- _DATASET RECORDS_:
=======

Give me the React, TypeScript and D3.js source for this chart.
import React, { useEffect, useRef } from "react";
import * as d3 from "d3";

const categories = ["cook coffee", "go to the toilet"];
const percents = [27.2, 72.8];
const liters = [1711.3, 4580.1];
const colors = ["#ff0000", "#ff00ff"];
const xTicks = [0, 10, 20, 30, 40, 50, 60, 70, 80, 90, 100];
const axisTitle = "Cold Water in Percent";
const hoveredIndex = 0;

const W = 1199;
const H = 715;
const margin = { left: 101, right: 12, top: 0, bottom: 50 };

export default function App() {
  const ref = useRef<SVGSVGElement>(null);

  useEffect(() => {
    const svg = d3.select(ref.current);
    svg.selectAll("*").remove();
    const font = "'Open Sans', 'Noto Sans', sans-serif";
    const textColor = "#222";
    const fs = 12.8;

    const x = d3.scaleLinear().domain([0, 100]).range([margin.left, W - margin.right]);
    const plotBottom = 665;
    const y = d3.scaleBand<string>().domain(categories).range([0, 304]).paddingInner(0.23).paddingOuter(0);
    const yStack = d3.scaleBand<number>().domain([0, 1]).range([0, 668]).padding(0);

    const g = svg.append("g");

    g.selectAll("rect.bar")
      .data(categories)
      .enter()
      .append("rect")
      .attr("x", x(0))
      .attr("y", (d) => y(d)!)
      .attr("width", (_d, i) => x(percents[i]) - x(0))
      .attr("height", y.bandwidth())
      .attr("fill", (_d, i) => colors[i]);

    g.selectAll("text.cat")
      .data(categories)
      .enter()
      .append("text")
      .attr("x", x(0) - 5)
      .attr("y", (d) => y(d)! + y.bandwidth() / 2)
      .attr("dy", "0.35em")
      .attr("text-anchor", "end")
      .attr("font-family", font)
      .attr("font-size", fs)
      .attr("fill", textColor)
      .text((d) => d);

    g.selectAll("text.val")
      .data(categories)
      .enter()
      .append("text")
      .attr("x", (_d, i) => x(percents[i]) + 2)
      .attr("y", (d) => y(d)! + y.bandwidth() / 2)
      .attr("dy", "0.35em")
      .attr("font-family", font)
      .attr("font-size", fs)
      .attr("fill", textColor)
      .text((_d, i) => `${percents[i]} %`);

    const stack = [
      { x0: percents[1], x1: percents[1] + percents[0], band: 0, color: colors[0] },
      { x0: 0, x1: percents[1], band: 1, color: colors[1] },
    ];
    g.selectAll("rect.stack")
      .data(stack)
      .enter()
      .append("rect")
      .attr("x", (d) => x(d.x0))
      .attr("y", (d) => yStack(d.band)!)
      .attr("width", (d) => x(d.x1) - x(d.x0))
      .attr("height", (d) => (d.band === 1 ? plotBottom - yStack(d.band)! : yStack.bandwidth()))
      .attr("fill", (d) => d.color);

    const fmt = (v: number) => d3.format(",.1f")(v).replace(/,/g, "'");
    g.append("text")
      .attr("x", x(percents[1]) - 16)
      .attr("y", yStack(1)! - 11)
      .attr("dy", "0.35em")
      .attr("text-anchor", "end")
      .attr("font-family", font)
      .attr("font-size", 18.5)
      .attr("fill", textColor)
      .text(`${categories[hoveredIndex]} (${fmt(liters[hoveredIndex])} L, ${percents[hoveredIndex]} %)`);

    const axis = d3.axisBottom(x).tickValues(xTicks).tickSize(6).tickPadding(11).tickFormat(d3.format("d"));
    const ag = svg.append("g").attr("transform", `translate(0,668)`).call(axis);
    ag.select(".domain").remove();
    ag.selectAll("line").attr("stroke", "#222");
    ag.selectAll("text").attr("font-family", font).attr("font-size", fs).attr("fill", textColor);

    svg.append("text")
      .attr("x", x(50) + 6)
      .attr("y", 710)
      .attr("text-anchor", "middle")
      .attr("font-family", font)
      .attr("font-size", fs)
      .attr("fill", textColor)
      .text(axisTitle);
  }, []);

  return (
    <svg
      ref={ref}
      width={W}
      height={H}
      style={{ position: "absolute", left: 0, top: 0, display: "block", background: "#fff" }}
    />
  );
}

=======

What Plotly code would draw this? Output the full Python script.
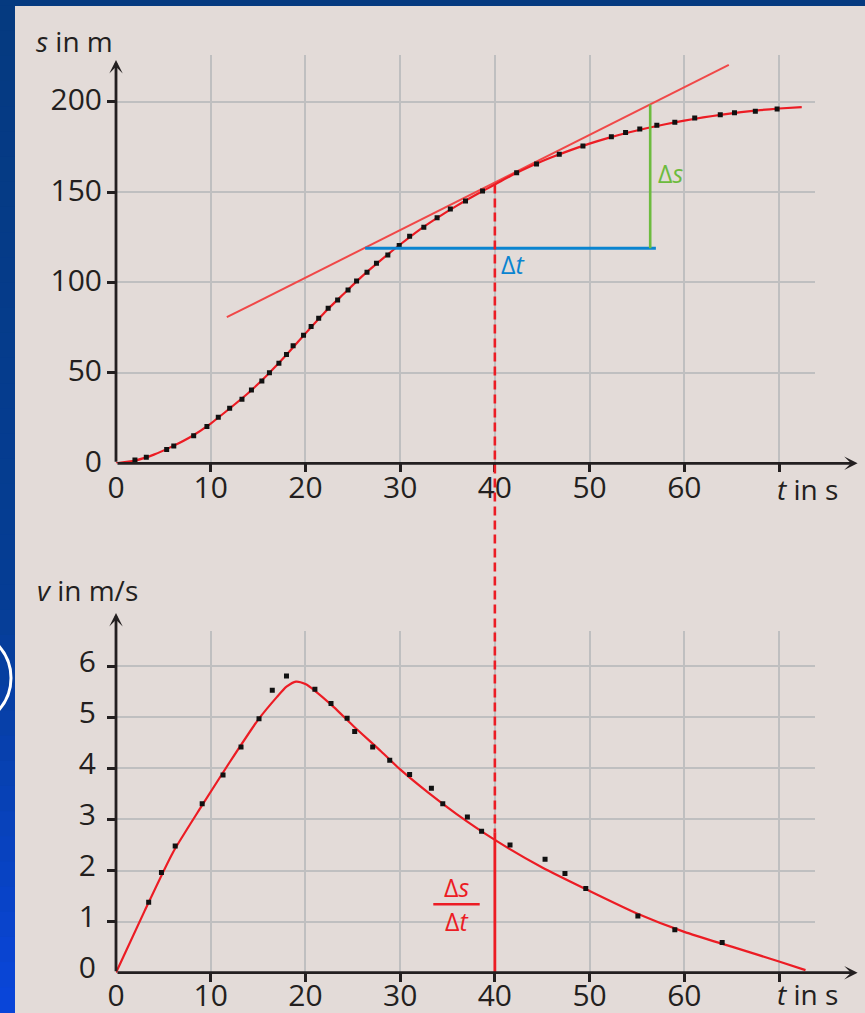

=======

- _TASK INSTRUCTIONS_:
Gather each line from the entries above that includes the word "React".

- _FULL RESPONSE_:
Give me the React, TypeScript and D3.js source for this chart.
import React, { useEffect, useRef } from "react";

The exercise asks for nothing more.